■ Exercise: In the entries below, find the line with "Write a Python" and the line with "import seaborn as sns", then retype both and everything between them exactly. Do not copy the pictures.

-- BEGIN --

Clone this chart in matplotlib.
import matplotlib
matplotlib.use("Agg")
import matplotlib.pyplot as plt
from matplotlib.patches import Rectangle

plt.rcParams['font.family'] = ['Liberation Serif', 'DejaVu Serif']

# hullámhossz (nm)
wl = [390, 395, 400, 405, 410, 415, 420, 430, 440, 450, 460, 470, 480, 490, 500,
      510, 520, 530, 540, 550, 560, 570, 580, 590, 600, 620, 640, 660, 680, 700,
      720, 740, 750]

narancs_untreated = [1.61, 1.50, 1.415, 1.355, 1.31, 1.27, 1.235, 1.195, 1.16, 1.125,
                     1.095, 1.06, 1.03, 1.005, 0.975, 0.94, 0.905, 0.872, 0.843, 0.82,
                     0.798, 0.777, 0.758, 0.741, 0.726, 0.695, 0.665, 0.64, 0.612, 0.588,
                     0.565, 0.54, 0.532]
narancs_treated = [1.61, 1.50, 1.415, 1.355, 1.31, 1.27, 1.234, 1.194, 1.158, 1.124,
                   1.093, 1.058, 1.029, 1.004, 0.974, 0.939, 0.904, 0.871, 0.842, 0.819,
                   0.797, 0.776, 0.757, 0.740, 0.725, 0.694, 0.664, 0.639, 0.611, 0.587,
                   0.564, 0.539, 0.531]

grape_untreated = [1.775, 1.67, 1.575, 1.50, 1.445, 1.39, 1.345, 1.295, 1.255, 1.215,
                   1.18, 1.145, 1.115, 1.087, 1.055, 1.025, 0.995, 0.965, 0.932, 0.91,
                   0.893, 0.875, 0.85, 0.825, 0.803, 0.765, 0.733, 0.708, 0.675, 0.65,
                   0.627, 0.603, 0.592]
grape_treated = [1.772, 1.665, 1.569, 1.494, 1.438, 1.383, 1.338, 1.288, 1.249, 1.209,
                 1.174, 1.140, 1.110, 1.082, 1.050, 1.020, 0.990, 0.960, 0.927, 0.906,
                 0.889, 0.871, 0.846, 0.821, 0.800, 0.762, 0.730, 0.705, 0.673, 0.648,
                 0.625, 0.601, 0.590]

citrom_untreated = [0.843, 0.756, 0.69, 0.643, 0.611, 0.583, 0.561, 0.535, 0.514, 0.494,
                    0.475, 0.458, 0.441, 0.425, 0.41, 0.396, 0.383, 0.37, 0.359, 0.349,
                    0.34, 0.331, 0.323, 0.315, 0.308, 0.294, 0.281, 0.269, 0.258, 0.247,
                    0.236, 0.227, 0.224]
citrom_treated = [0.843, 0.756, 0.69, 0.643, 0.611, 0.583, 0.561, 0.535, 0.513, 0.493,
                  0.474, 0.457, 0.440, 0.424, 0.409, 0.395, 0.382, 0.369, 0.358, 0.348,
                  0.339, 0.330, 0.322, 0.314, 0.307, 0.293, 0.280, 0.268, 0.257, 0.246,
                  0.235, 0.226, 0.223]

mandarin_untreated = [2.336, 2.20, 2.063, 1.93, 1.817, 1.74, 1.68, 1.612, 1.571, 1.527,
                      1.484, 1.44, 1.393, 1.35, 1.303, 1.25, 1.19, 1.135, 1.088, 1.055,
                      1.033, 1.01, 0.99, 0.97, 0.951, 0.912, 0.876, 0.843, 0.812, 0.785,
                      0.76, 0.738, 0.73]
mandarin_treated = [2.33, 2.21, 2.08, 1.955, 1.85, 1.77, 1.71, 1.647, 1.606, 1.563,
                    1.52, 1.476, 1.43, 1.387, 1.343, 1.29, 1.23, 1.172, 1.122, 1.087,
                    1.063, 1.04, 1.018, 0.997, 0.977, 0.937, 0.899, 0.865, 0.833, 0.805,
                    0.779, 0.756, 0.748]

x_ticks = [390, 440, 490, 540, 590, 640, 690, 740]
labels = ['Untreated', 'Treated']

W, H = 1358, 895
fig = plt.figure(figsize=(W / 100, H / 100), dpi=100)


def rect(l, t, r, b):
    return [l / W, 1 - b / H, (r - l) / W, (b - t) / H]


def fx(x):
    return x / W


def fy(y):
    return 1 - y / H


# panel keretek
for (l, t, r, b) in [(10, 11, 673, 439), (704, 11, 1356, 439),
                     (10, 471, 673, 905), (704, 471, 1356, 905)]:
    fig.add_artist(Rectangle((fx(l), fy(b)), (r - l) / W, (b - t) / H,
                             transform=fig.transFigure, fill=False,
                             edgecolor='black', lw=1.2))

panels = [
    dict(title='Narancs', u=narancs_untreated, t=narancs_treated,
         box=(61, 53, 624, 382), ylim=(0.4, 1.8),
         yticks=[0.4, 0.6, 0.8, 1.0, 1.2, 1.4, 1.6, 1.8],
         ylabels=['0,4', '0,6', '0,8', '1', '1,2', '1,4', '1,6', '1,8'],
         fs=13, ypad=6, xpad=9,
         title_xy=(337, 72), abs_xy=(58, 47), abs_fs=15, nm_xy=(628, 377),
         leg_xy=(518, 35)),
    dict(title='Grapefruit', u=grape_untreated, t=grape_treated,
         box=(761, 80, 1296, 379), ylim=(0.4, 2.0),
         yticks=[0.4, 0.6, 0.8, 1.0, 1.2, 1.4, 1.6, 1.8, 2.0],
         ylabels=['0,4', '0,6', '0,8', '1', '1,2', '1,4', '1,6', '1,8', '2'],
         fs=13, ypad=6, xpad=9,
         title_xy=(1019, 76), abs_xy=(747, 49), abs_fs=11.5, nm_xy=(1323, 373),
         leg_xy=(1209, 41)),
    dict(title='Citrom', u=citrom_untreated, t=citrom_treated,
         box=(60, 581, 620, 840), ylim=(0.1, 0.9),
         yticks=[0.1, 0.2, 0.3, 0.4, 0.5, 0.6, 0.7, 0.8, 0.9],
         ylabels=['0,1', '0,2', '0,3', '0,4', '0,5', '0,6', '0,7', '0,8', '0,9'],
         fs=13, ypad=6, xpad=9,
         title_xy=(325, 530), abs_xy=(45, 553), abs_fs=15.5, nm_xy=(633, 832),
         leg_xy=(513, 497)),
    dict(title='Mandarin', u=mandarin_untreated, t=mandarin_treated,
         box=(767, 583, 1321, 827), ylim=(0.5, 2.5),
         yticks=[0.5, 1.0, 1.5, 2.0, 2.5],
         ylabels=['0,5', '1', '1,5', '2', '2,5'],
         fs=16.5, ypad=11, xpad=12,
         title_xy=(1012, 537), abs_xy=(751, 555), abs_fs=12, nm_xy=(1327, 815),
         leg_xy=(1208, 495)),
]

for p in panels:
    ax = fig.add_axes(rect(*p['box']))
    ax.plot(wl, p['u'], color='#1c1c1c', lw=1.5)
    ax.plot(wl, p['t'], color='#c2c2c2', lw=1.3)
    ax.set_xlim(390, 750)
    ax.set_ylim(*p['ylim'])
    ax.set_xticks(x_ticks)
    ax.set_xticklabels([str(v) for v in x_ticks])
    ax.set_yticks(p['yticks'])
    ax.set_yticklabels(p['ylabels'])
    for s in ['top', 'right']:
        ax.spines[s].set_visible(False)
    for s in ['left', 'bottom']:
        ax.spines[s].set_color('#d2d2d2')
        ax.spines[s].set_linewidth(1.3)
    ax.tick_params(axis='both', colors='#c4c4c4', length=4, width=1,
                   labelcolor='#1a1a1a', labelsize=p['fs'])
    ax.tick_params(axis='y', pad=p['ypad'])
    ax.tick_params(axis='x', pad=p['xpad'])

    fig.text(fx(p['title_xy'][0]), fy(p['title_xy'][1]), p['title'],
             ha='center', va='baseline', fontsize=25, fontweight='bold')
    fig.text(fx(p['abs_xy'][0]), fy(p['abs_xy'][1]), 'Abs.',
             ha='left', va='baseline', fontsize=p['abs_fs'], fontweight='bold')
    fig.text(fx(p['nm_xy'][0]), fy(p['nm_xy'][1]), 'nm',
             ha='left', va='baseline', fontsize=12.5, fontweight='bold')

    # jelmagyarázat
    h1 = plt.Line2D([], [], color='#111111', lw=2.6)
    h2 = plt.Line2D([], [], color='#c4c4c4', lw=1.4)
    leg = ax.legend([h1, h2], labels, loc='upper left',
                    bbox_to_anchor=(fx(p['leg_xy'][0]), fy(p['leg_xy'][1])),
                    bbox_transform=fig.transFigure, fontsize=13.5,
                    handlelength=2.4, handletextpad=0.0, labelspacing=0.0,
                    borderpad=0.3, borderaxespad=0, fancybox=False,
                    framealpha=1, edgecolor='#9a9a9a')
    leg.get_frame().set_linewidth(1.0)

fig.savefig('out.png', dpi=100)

-- END --
-- BEGIN --

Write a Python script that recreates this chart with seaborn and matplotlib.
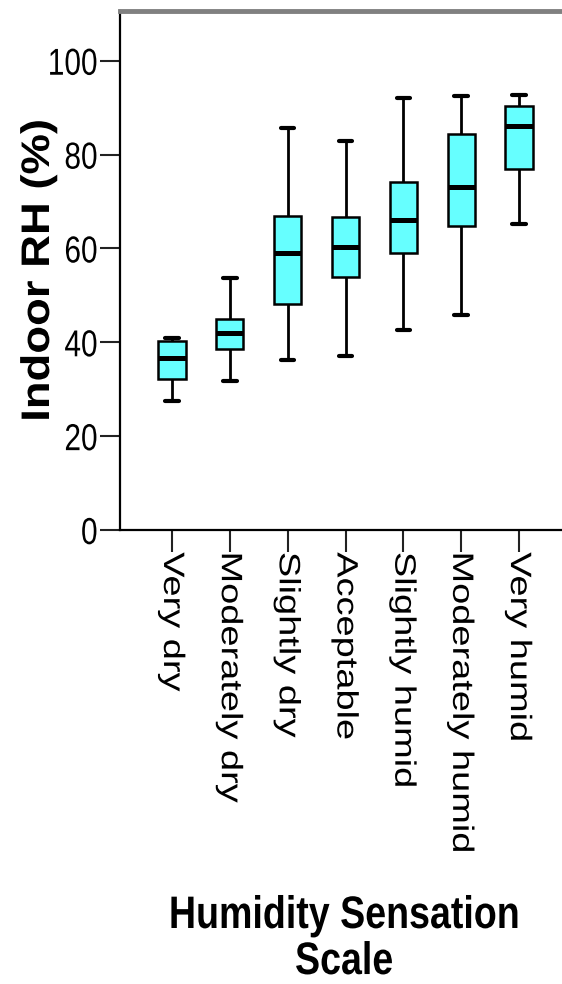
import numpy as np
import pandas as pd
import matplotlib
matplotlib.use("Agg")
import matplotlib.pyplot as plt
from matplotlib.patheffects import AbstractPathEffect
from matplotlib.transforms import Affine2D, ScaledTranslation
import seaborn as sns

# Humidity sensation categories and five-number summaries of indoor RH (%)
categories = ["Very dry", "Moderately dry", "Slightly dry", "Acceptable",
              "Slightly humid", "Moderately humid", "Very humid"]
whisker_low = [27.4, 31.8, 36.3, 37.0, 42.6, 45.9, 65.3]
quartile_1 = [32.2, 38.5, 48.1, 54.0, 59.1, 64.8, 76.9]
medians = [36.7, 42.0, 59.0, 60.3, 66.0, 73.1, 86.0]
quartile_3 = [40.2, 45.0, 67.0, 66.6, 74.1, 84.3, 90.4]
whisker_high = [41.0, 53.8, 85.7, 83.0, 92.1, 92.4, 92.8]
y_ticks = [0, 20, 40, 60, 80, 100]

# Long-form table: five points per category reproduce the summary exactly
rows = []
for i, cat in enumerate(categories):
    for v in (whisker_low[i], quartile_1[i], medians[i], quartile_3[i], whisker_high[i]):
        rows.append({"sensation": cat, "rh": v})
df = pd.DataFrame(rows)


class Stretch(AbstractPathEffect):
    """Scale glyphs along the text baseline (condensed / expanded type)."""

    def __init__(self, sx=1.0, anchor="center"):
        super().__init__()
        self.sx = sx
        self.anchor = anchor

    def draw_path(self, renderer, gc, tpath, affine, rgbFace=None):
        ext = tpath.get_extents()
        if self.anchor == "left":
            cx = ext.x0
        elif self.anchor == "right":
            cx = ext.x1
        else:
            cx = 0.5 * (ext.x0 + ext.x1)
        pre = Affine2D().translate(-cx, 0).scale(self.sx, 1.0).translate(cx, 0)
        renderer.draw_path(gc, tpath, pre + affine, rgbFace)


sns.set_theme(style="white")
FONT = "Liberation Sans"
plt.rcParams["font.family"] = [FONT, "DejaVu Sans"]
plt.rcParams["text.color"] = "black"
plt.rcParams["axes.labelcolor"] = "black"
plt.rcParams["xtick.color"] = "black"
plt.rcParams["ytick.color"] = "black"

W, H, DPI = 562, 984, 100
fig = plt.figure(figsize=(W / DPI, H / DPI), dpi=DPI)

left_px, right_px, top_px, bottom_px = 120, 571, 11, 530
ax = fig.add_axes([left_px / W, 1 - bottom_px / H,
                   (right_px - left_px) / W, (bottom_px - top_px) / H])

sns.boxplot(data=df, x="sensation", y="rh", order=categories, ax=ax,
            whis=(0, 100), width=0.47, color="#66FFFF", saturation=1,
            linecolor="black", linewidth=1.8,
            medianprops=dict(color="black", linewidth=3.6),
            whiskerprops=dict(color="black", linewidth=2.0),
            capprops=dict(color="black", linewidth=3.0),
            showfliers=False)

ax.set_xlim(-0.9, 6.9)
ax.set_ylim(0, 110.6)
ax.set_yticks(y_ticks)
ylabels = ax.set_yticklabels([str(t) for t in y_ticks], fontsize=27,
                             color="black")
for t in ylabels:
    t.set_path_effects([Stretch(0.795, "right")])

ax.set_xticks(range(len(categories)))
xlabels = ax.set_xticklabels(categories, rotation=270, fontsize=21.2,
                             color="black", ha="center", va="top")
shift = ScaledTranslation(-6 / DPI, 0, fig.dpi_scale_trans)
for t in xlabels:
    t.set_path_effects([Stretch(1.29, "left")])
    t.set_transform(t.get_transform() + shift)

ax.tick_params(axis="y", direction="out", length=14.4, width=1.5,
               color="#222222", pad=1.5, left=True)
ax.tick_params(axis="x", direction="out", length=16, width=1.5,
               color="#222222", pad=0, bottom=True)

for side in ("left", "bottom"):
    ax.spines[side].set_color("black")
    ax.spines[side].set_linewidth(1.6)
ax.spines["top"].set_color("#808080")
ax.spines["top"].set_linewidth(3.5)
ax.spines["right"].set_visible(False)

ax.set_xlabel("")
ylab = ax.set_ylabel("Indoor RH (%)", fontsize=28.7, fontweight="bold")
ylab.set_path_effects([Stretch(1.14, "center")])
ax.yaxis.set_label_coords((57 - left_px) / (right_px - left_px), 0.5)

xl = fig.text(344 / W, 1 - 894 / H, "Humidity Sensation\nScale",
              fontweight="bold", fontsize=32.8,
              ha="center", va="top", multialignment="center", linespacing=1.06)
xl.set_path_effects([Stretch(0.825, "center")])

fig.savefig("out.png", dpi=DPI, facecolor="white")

-- END --

■ Finished answer:
Write a Python script that recreates this chart with seaborn and matplotlib.
import numpy as np
import pandas as pd
import matplotlib
matplotlib.use("Agg")
import matplotlib.pyplot as plt
from matplotlib.patheffects import AbstractPathEffect
from matplotlib.transforms import Affine2D, ScaledTranslation
import seaborn as sns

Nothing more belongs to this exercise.